[Source code of charts]
----

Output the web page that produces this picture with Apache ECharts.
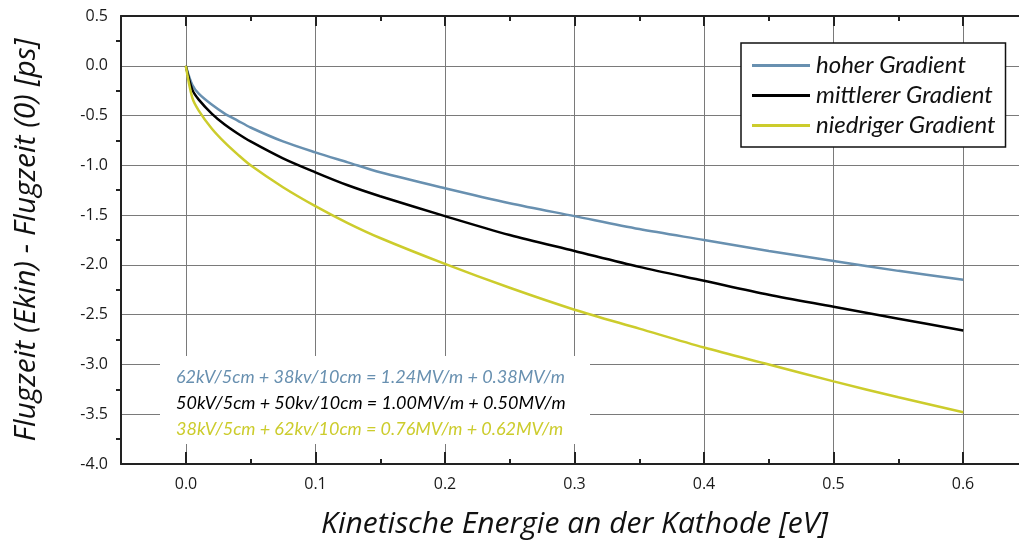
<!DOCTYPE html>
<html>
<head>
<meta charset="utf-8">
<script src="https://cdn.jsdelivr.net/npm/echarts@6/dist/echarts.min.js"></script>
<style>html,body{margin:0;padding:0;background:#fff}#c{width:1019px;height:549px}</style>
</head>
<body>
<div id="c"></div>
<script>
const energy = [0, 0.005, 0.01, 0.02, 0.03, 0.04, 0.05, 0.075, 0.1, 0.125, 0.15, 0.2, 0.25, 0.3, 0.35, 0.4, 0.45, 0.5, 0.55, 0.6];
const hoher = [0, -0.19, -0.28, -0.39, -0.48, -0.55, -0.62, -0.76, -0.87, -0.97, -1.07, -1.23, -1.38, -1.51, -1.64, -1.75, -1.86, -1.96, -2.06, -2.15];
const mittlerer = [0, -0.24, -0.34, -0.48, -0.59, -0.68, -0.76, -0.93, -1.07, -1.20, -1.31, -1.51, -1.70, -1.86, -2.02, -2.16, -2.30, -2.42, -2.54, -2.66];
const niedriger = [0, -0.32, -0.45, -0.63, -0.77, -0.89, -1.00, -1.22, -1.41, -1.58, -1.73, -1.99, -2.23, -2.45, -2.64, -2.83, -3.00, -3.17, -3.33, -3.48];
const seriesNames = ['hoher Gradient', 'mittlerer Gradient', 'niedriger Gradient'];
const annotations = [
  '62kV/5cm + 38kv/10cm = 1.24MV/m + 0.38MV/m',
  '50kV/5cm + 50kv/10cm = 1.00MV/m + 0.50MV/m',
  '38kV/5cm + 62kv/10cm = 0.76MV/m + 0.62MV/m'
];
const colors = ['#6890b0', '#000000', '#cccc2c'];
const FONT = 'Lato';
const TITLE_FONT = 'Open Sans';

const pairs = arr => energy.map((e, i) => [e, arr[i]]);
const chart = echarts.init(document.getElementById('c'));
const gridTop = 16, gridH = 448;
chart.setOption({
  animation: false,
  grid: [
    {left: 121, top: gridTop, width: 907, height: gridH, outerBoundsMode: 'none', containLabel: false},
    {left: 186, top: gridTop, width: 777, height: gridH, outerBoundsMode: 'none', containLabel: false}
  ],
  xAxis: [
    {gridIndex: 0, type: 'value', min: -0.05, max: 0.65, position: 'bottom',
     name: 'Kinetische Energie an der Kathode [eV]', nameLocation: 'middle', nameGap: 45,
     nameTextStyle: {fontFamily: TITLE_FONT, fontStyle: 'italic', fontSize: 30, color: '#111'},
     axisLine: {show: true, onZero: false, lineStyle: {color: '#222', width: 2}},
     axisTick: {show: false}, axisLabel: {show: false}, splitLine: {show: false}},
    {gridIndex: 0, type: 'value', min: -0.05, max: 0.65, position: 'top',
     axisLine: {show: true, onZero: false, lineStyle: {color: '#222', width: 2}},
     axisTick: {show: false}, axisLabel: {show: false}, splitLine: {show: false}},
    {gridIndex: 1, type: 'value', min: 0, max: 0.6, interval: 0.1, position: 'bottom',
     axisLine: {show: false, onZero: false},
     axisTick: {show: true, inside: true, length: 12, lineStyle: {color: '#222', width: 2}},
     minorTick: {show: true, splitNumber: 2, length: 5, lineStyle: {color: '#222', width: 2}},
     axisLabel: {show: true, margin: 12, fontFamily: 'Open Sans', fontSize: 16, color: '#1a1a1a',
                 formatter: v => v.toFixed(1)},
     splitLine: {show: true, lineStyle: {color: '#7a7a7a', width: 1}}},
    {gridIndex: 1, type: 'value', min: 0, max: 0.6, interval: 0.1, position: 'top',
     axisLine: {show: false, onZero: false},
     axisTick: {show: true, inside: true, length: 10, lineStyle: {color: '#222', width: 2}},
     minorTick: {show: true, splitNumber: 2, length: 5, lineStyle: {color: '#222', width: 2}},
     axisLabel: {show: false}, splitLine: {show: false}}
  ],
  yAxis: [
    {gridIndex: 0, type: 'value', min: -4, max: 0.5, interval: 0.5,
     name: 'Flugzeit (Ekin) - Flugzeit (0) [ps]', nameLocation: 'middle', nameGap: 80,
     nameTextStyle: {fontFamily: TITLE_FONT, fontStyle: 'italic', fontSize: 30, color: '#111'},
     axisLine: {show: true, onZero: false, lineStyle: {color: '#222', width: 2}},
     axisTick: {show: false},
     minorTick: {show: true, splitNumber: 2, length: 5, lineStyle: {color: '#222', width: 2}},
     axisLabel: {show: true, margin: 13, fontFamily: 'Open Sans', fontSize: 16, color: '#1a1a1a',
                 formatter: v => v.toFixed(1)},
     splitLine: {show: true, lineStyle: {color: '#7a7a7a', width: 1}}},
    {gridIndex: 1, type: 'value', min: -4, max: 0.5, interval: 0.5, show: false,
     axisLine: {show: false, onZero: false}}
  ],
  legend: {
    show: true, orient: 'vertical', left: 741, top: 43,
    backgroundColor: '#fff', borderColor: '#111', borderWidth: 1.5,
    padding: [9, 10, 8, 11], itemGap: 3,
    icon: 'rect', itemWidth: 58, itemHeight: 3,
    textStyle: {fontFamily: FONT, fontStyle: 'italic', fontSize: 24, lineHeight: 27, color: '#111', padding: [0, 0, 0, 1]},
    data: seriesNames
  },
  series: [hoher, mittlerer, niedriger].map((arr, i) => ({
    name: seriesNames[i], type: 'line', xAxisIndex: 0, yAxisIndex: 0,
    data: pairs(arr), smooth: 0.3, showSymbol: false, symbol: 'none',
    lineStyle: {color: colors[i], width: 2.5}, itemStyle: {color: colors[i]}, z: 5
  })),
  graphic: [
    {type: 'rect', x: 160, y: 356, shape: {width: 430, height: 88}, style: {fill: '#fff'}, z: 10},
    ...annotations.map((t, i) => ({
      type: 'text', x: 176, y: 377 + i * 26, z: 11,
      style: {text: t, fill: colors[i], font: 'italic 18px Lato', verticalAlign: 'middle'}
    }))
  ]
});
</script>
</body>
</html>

----

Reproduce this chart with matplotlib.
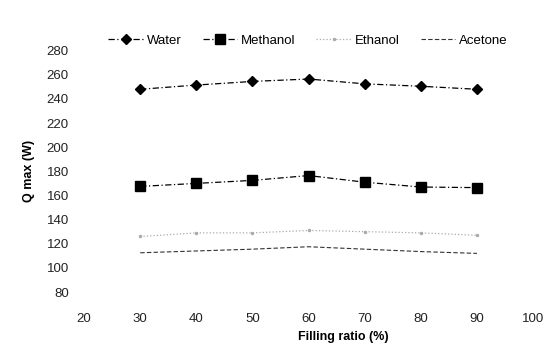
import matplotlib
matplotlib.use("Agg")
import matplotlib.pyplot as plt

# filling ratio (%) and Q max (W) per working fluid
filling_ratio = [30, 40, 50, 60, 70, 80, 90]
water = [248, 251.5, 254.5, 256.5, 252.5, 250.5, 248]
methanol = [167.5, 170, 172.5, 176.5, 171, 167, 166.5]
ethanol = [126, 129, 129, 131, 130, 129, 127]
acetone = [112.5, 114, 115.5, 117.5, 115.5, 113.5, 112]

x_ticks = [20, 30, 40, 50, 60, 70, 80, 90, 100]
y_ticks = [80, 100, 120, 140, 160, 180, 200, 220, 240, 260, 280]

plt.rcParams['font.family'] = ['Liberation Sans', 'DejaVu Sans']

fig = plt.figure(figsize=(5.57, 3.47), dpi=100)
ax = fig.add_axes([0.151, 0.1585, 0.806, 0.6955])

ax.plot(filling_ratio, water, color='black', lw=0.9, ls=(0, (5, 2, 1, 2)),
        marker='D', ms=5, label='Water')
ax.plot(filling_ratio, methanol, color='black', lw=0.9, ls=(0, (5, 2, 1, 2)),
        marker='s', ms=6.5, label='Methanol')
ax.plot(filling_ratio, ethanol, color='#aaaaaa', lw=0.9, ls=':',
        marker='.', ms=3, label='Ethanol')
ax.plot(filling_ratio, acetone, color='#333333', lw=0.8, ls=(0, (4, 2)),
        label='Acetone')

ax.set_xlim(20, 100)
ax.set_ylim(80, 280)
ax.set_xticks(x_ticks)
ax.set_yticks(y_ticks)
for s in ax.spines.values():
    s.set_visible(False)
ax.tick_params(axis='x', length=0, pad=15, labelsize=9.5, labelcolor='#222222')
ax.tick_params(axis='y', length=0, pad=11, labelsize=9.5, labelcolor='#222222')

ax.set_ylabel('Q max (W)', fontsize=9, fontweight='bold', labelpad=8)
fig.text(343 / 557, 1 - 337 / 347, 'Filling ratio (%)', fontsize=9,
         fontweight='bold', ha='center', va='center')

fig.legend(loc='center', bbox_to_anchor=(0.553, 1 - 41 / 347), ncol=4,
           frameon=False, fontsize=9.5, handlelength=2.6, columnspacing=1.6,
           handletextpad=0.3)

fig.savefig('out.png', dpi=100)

----

Only the lines between the line with "Reproduce this chart with matplotlib." and the line with "fig.savefig('out.png', dpi=100)", inclusive, should be reproduced, exactly as written and without pictures.

# Exercise response
Reproduce this chart with matplotlib.
import matplotlib
matplotlib.use("Agg")
import matplotlib.pyplot as plt

# filling ratio (%) and Q max (W) per working fluid
filling_ratio = [30, 40, 50, 60, 70, 80, 90]
water = [248, 251.5, 254.5, 256.5, 252.5, 250.5, 248]
methanol = [167.5, 170, 172.5, 176.5, 171, 167, 166.5]
ethanol = [126, 129, 129, 131, 130, 129, 127]
acetone = [112.5, 114, 115.5, 117.5, 115.5, 113.5, 112]

x_ticks = [20, 30, 40, 50, 60, 70, 80, 90, 100]
y_ticks = [80, 100, 120, 140, 160, 180, 200, 220, 240, 260, 280]

plt.rcParams['font.family'] = ['Liberation Sans', 'DejaVu Sans']

fig = plt.figure(figsize=(5.57, 3.47), dpi=100)
ax = fig.add_axes([0.151, 0.1585, 0.806, 0.6955])

ax.plot(filling_ratio, water, color='black', lw=0.9, ls=(0, (5, 2, 1, 2)),
        marker='D', ms=5, label='Water')
ax.plot(filling_ratio, methanol, color='black', lw=0.9, ls=(0, (5, 2, 1, 2)),
        marker='s', ms=6.5, label='Methanol')
ax.plot(filling_ratio, ethanol, color='#aaaaaa', lw=0.9, ls=':',
        marker='.', ms=3, label='Ethanol')
ax.plot(filling_ratio, acetone, color='#333333', lw=0.8, ls=(0, (4, 2)),
        label='Acetone')

ax.set_xlim(20, 100)
ax.set_ylim(80, 280)
ax.set_xticks(x_ticks)
ax.set_yticks(y_ticks)
for s in ax.spines.values():
    s.set_visible(False)
ax.tick_params(axis='x', length=0, pad=15, labelsize=9.5, labelcolor='#222222')
ax.tick_params(axis='y', length=0, pad=11, labelsize=9.5, labelcolor='#222222')

ax.set_ylabel('Q max (W)', fontsize=9, fontweight='bold', labelpad=8)
fig.text(343 / 557, 1 - 337 / 347, 'Filling ratio (%)', fontsize=9,
         fontweight='bold', ha='center', va='center')

fig.legend(loc='center', bbox_to_anchor=(0.553, 1 - 41 / 347), ncol=4,
           frameon=False, fontsize=9.5, handlelength=2.6, columnspacing=1.6,
           handletextpad=0.3)

fig.savefig('out.png', dpi=100)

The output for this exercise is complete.